Энтузиасты из комиссии по делам несовершеннолетних провели анкетирование своих подопечных, результаты которого поведали о подлинных движущих силах непрекращающегося кровавого праздника непослушания гораздо больше, нежели занудные вульгарно-социологические изыскания. Анкетирование показало, что практически у всех опрошенных детей и подростков, замеченных в антиобщественных проступках или преступлениях, полностью отсутствует уважение к родителям, в особенности, что важно, к отцу (мать всегда воспринимается преступниками, вне зависимости от возраста, со снисходительной равнодушной нежностью, некоей смесью сентиментальности и презрения — это отражают, в частности, блатные песни). Отец — алкоголик или трезвенник, рабочий или инженер, безработный или мелкий торговец — не ставится ими ни в грош: он "не умеет жить", а "вместо головы у него — телеящик". Однако есть и подлинный идеал. И тут мы сталкиваемся с настоящим феноменом наших дней, позволяющим близко подобраться к истинным причинам небывалого роста детской преступности. Это так называемый синдром старшего брата, авторитета во всех отношениях, заменившего отца, оказавшегося несостоятельным. Он, этот старший брат, нигде не работает, но всегда имеет денег немеренное количество. Он ходит в кожаной куртке и имеет легкий "коричневый оттенок" — то есть всегда ультраправ во всех отношениях. Он раскатывает на роскошном BMW, у него масса дорогих женщин... Он очень, очень крут и, безусловно, достоин подражания. Это ужасная мутация романтического героя 60-80-х, его новое издание в суперобложке, с красивыми иллюстрациями и адаптированным к современным условиям текстом, то, что жестокая действительность и комплексы сделали из сэлинджеровского Холдена Колфилда. "Предков" он в упор не видит, а те благоговеют перед ним и слегка побаиваются. Они покрывают все его делишки, которые все время балансируют на грани законности. Если мальчик не имеет такого "старшего брата" у себя дома, он может найти его на улице или где угодно и начать преданно служить и подражать ему.

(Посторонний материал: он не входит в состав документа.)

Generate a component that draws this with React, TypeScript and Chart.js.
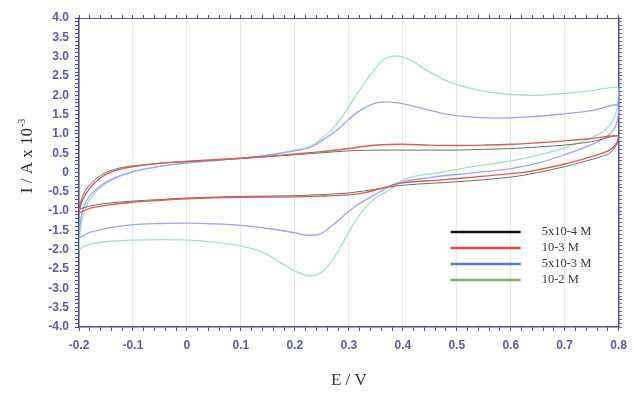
import { useEffect, useRef } from "react";
import { Chart, registerables } from "chart.js";

Chart.register(...registerables);

// Cyclic voltammograms: potential sweep -0.2 V -> 0.8 V -> -0.2 V
const seriesLabels = ["5x10-4 M", "10-3 M", "5x10-3 M", "10-2 M"];
const xTickValues = [-0.2, -0.1, 0, 0.1, 0.2, 0.3, 0.4, 0.5, 0.6, 0.7, 0.8];
const yTickValues = [-4, -3.5, -3, -2.5, -2, -1.5, -1, -0.5, 0, 0.5, 1, 1.5, 2, 2.5, 3, 3.5, 4];

// 5x10-4 M
const blackE = [
  -0.2, -0.198, -0.193, -0.185, -0.17, -0.15, -0.12, -0.08, -0.04, 0, 0.05, 0.1, 0.15, 0.2, 0.25, 0.3, 0.35, 0.4, 0.45, 0.5, 0.55, 0.6, 0.65, 0.7, 0.75, 0.8,
  0.798, 0.793, 0.785, 0.77, 0.74, 0.7, 0.65, 0.6, 0.5, 0.4, 0.35, 0.3, 0.25, 0.2, 0.1, 0, -0.05, -0.1, -0.15, -0.18, -0.2,
];
const blackI = [
  -0.95, -0.8, -0.6, -0.4, -0.18, 0.0, 0.13, 0.2, 0.25, 0.28, 0.32, 0.36, 0.41, 0.46, 0.51, 0.56, 0.58, 0.58, 0.58, 0.58, 0.6, 0.62, 0.66, 0.71, 0.8, 0.95,
  0.78, 0.65, 0.52, 0.42, 0.3, 0.15, 0.0, -0.12, -0.24, -0.33, -0.43, -0.53, -0.57, -0.6, -0.62, -0.66, -0.7, -0.74, -0.8, -0.87, -0.95,
];

// 10-3 M
const redE = [
  -0.2, -0.198, -0.193, -0.185, -0.17, -0.15, -0.12, -0.08, -0.04, 0, 0.05, 0.1, 0.15, 0.2, 0.25, 0.3, 0.33, 0.36, 0.4, 0.45, 0.5, 0.55, 0.6, 0.65, 0.7, 0.75, 0.8,
  0.798, 0.793, 0.785, 0.77, 0.75, 0.7, 0.644, 0.6, 0.53, 0.474, 0.4, 0.363, 0.33, 0.3, 0.25, 0.2, 0.1, 0.0, -0.05, -0.1, -0.15, -0.18, -0.2,
];
const redI = [
  -1.05, -0.9, -0.7, -0.5, -0.25, -0.05, 0.1, 0.19, 0.25, 0.29, 0.33, 0.37, 0.42, 0.48, 0.54, 0.62, 0.68, 0.72, 0.73, 0.71, 0.7, 0.71, 0.73, 0.77, 0.82, 0.88, 0.95,
  0.82, 0.7, 0.6, 0.5, 0.41, 0.22, 0.05, -0.03, -0.12, -0.19, -0.27, -0.4, -0.52, -0.58, -0.61, -0.63, -0.64, -0.68, -0.72, -0.77, -0.85, -0.93, -1.05,
];

// 5x10-3 M
const blueE = [
  -0.2, -0.199, -0.196, -0.19, -0.18, -0.165, -0.14, -0.1, -0.05, 0, 0.05, 0.1, 0.15, 0.2, 0.23, 0.26, 0.28, 0.3, 0.315, 0.333, 0.35, 0.366, 0.39, 0.425, 0.485, 0.566, 0.644, 0.7, 0.75, 0.8,
  0.799, 0.795, 0.787, 0.775, 0.75, 0.7, 0.65, 0.6, 0.53, 0.45, 0.39, 0.364, 0.345, 0.327, 0.31, 0.296, 0.28, 0.265, 0.245, 0.22, 0.2, 0.15, 0.1, 0.05, 0, -0.05, -0.1, -0.15, -0.18, -0.2,
];
const blueI = [
  -1.7, -1.45, -1.15, -0.85, -0.6, -0.4, -0.18, 0.02, 0.16, 0.25, 0.31, 0.37, 0.45, 0.56, 0.66, 0.92, 1.12, 1.38, 1.55, 1.7, 1.8, 1.83, 1.8, 1.7, 1.5, 1.41, 1.45, 1.52, 1.6, 1.75,
  1.45, 1.22, 1.05, 0.9, 0.72, 0.46, 0.24, 0.1, -0.01, -0.13, -0.27, -0.45, -0.6, -0.74, -0.9, -1.05, -1.25, -1.42, -1.6, -1.62, -1.56, -1.45, -1.37, -1.33, -1.31, -1.32, -1.35, -1.45, -1.55, -1.7,
];

// 10-2 M
const greenE = [
  -0.2, -0.199, -0.196, -0.19, -0.18, -0.165, -0.14, -0.1, -0.05, 0, 0.05, 0.1, 0.15, 0.2, 0.23, 0.26, 0.28, 0.3, 0.32, 0.345, 0.365, 0.385, 0.405, 0.425, 0.45, 0.48, 0.52, 0.56, 0.6, 0.65, 0.7, 0.75, 0.8,
  0.799, 0.795, 0.787, 0.775, 0.75, 0.7, 0.65, 0.6, 0.53, 0.47, 0.41, 0.375, 0.35, 0.327, 0.302, 0.278, 0.254, 0.229, 0.2, 0.17, 0.14, 0.1, 0.05, 0, -0.05, -0.1, -0.14, -0.17, -0.19, -0.2,
];
const greenI = [
  -2.0, -1.7, -1.35, -1.0, -0.7, -0.45, -0.2, 0.02, 0.16, 0.25, 0.31, 0.37, 0.45, 0.58, 0.7, 1.0, 1.3, 1.7, 2.14, 2.62, 2.93, 3.02, 2.97, 2.82, 2.6, 2.38, 2.2, 2.08, 2.02, 2.0, 2.05, 2.12, 2.19,
  1.85, 1.55, 1.3, 1.1, 0.9, 0.64, 0.45, 0.3, 0.15, 0.0, -0.14, -0.45, -0.65, -0.97, -1.49, -2.09, -2.53, -2.68, -2.55, -2.3, -2.06, -1.9, -1.8, -1.75, -1.74, -1.75, -1.78, -1.83, -1.9, -2.0,
];

const lineColors = ["#6e6e6e", "#e05a5a", "#a2a4ee", "#a4e0c6"];
const legendColors = ["#111111", "#e84444", "#5479c4", "#8ca872"];

const axisColor = "#4d4d9a";
const tickTextColor = "#5c5ca2";
const yTitleMain = "I / A x 10";
const yTitleExp = "-3";

const toPoints = (e: number[], i: number[]) => e.map((x, k) => ({ x, y: i[k] }));

const isXMajor = (v: number) => xTickValues.some((t) => Math.abs(t - v) < 1e-6);
const isYMajor = (v: number) => yTickValues.some((t) => Math.abs(t - v) < 1e-6);
const fmt = (v: number) => (Math.abs(v) < 1e-9 ? "0" : v.toFixed(1));

const legendPlugin = {
  id: "cvLegend",
  afterDraw(chart: any) {
    const { ctx, chartArea } = chart;
    const x0 = chartArea.right - 168;
    const x1 = chartArea.right - 98;
    const tx = chartArea.right - 77;
    let y = chartArea.bottom - 95;
    ctx.save();
    ctx.font = "12.5px 'Liberation Serif'";
    ctx.textBaseline = "middle";
    ctx.textAlign = "left";
    seriesLabels.forEach((label, i) => {
      ctx.strokeStyle = legendColors[i];
      ctx.lineWidth = 2.5;
      ctx.beginPath();
      ctx.moveTo(x0, y);
      ctx.lineTo(x1, y);
      ctx.stroke();
      ctx.fillStyle = "#3a3a3a";
      ctx.fillText(label, tx, y);
      y += 16;
    });
    ctx.restore();
  },
};

const yTitlePlugin = {
  id: "yTitle",
  afterDraw(chart: any) {
    const { ctx, chartArea } = chart;
    ctx.save();
    ctx.translate(28, chartArea.top + 138);
    ctx.rotate(-Math.PI / 2);
    ctx.fillStyle = "#333333";
    ctx.textBaseline = "middle";
    ctx.textAlign = "left";
    ctx.font = "17px 'Liberation Serif'";
    const w1 = ctx.measureText(yTitleMain).width;
    ctx.font = "10px 'Liberation Serif'";
    const w2 = ctx.measureText(yTitleExp).width;
    const start = -(w1 + w2 + 1) / 2;
    ctx.font = "17px 'Liberation Serif'";
    ctx.fillText(yTitleMain, start, 0);
    ctx.font = "10px 'Liberation Serif'";
    ctx.fillText(yTitleExp, start + w1 + 1, -6);
    ctx.restore();
  },
};

export default function App() {
  const canvasRef = useRef<HTMLCanvasElement>(null);

  useEffect(() => {
    document.body.style.margin = "0";
    const tickFont = { family: "'Liberation Sans', Arial, sans-serif", size: 12, weight: "bold" };
    const sets = [
      { label: seriesLabels[0], data: toPoints(blackE, blackI), color: lineColors[0], width: 1, order: 1 },
      { label: seriesLabels[1], data: toPoints(redE, redI), color: lineColors[1], width: 1.4, order: 0 },
      { label: seriesLabels[2], data: toPoints(blueE, blueI), color: lineColors[2], width: 1.3, order: 2 },
      { label: seriesLabels[3], data: toPoints(greenE, greenI), color: lineColors[3], width: 1.3, order: 3 },
    ];

    const chart = new Chart(canvasRef.current!, {
      type: "scatter",
      data: {
        datasets: sets.map((s) => ({
          label: s.label,
          data: s.data,
          showLine: true,
          borderColor: s.color,
          backgroundColor: s.color,
          borderWidth: s.width,
          pointRadius: 0,
          pointHoverRadius: 0,
          tension: 0.35,
          fill: false,
          order: s.order,
        })),
      },
      options: {
        animation: false,
        responsive: false,
        layout: { padding: 0 },
        plugins: {
          legend: { display: false },
          tooltip: { enabled: false },
        },
        scales: {
          x: {
            type: "linear",
            position: "bottom",
            min: -0.2,
            max: 0.8,
            ticks: {
              stepSize: 0.02,
              autoSkip: false,
              maxRotation: 0,
              padding: 7,
              color: tickTextColor,
              font: tickFont,
              callback: (v: any) => (isXMajor(Number(v)) ? fmt(Number(v)) : ""),
            },
            grid: {
              color: (c: any) => (c.tick && isXMajor(c.tick.value) ? "rgba(205,205,225,0.5)" : "transparent"),
              tickColor: axisColor,
              tickLength: 4,
            },
            border: { color: axisColor, width: 1.5 },
            title: {
              display: true,
              text: "E / V",
              color: "#333333",
              font: { family: "'Liberation Serif', serif", size: 17 },
              padding: { top: 0, bottom: 3 },
            },
            afterFit: (s: any) => {
              s.height = 67;
            },
          },
          x2: {
            type: "linear",
            position: "top",
            min: -0.2,
            max: 0.8,
            ticks: { display: false, stepSize: 0.02, autoSkip: false },
            grid: { drawOnChartArea: false, tickColor: axisColor, tickLength: 3 },
            border: { color: "#5a5a88", width: 1 },
            afterFit: (s: any) => {
              s.height = 18;
            },
          },
          y: {
            type: "linear",
            position: "left",
            min: -4,
            max: 4,
            ticks: {
              stepSize: 0.1,
              autoSkip: false,
              padding: 6,
              color: tickTextColor,
              font: tickFont,
              callback: (v: any) => (isYMajor(Number(v)) ? fmt(Number(v)) : ""),
            },
            grid: { color: "transparent", tickColor: axisColor, tickLength: 4 },
            border: { color: axisColor, width: 1.5 },
            afterFit: (s: any) => {
              s.width = 79;
            },
          },
          y2: {
            type: "linear",
            position: "right",
            min: -4,
            max: 4,
            ticks: { display: false, stepSize: 0.1, autoSkip: false },
            grid: { drawOnChartArea: false, tickColor: axisColor, tickLength: 3 },
            border: { color: axisColor, width: 1.5 },
            afterFit: (s: any) => {
              s.width = 9;
            },
          },
        },
      },
      plugins: [legendPlugin, yTitlePlugin],
    } as any);

    return () => chart.destroy();
  }, []);

  return (
    <div style={{ width: 634, height: 394 }}>
      <canvas ref={canvasRef} width={634} height={394} style={{ display: "block" }} />
    </div>
  );
}
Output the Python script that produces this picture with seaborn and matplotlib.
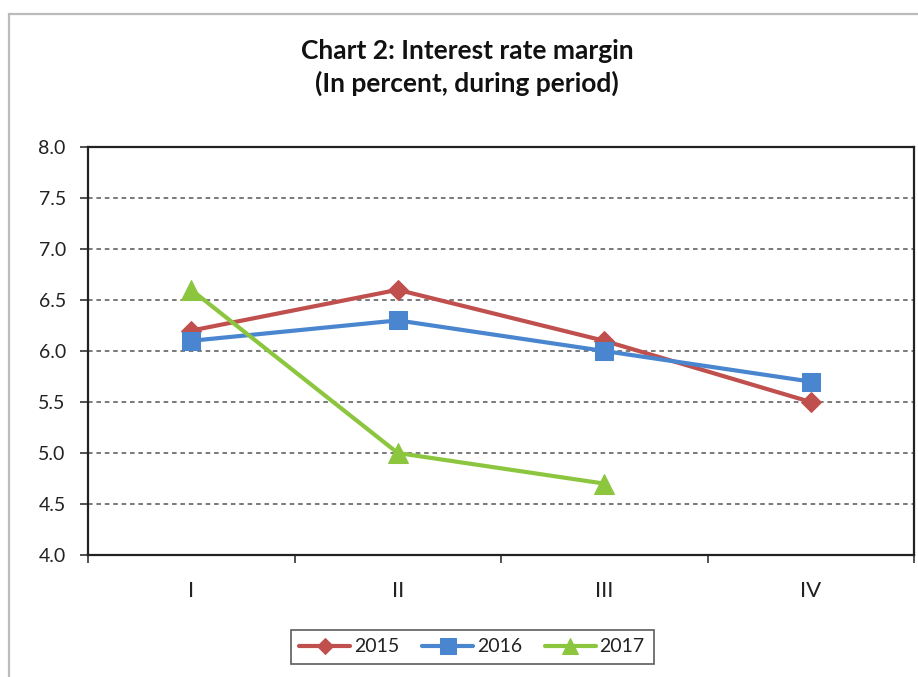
import matplotlib
matplotlib.use("Agg")
import matplotlib.pyplot as plt
import matplotlib.patches as mpatches
from matplotlib.ticker import FixedLocator, FormatStrFormatter
import pandas as pd
import seaborn as sns

# Quarterly interest rate margin, percent
quarters = ["I", "II", "III", "IV"]
margin_2015 = [6.2, 6.6, 6.1, 5.5]
margin_2016 = [6.1, 6.3, 6.0, 5.7]
margin_2017 = [6.6, 5.0, 4.7]
years = ["2015", "2016", "2017"]
y_ticks = [4.0, 4.5, 5.0, 5.5, 6.0, 6.5, 7.0, 7.5, 8.0]

rows = []
for year, vals in zip(years, [margin_2015, margin_2016, margin_2017]):
    for q, v in zip(quarters, vals):
        rows.append({"quarter": q, "year": year, "margin": v})
df = pd.DataFrame(rows)
df["pos"] = df["quarter"].map({q: i for i, q in enumerate(quarters)})

sns.set_theme(style="white")
plt.rcParams["font.family"] = ["Lato", "DejaVu Sans"]

palette = {"2015": "#C0504D", "2016": "#4A86D0", "2017": "#8CC63F"}
markers = {"2015": "D", "2016": "s", "2017": "^"}
msizes = {"2015": 10, "2016": 13, "2017": 14}

fig = plt.figure(figsize=(9.18, 6.77), dpi=100)
ax = fig.add_axes([88 / 918, 1 - 555 / 677, (914 - 88) / 918, (555 - 147) / 677])

for year in years:
    sub = df[df["year"] == year]
    sns.lineplot(data=sub, x="pos", y="margin", color=palette[year],
                 marker=markers[year], markersize=msizes[year],
                 markeredgecolor=palette[year], linewidth=3.0,
                 label=year, ax=ax, zorder=3)

ax.set_xlim(-0.5, 3.5)
ax.set_ylim(4.0, 8.0)
ax.set_xlabel("")
ax.set_ylabel("")

ax.xaxis.set_major_locator(FixedLocator(range(len(quarters))))
ax.set_xticklabels(quarters)
ax.xaxis.set_minor_locator(FixedLocator([-0.5, 0.5, 1.5, 2.5, 3.5]))
ax.tick_params(axis="x", which="major", length=0, pad=19, labelsize=16, colors="#222222")
ax.tick_params(axis="x", which="minor", length=6, width=1.2, color="#333333", direction="out")

ax.yaxis.set_major_locator(FixedLocator(y_ticks))
ax.yaxis.set_major_formatter(FormatStrFormatter("%.1f"))
ax.tick_params(axis="y", length=6, width=1.2, color="#333333", direction="out",
               labelsize=14, pad=10, labelcolor="#222222")
ax.tick_params(left=True, bottom=True, which="both")

for yv in y_ticks[1:-1]:
    ax.axhline(yv, color="#555555", linestyle=(0, (3, 2.5)), linewidth=1.1, zorder=1)

for sp in ax.spines.values():
    sp.set_visible(True)
    sp.set_color("#222222")
    sp.set_linewidth(1.6)

handles, labels = ax.get_legend_handles_labels()
ax.get_legend().remove()
leg = fig.legend(handles, labels, loc="center", bbox_to_anchor=(472 / 918, 1 - 647 / 677),
                 ncol=3, frameon=True, fancybox=False, fontsize=14,
                 handlelength=2.6, handletextpad=0.2, columnspacing=1.2,
                 borderpad=0.45, markerscale=0.85)
leg.get_frame().set_edgecolor("#333333")
leg.get_frame().set_linewidth(1.2)
for t in leg.get_texts():
    t.set_color("#222222")

fig.text(467 / 918, 1 - 51 / 677, "Chart 2: Interest rate margin",
         ha="center", va="center", fontsize=19, fontweight="bold", color="#111111")
fig.text(467 / 918, 1 - 83 / 677, "(In percent, during period)",
         ha="center", va="center", fontsize=19, fontweight="bold", color="#111111")

# outer chart frame
frame = mpatches.Rectangle((9 / 918, -0.05), 1.2, 1.05 - 14 / 677,
                           transform=fig.transFigure, fill=False,
                           edgecolor="#BBBBBB", linewidth=1.6, clip_on=False)
fig.patches.append(frame)

fig.savefig("out.png", dpi=100)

Правда, в отличие от своих поклонников, "старший брат" достаточно умен, чтобы открыто не преступать закон или, по крайней мере, не попадаться. А преступить его поможет "младший брат", поскольку закон ему пока еще не писан. Так они и живут. И маленький яростный зверек не знает одного: что его неистовой и опасной безоглядной ненависти, его непочтения к ценности жизни и суровости закона побаиваются все, даже крутой "старший брат".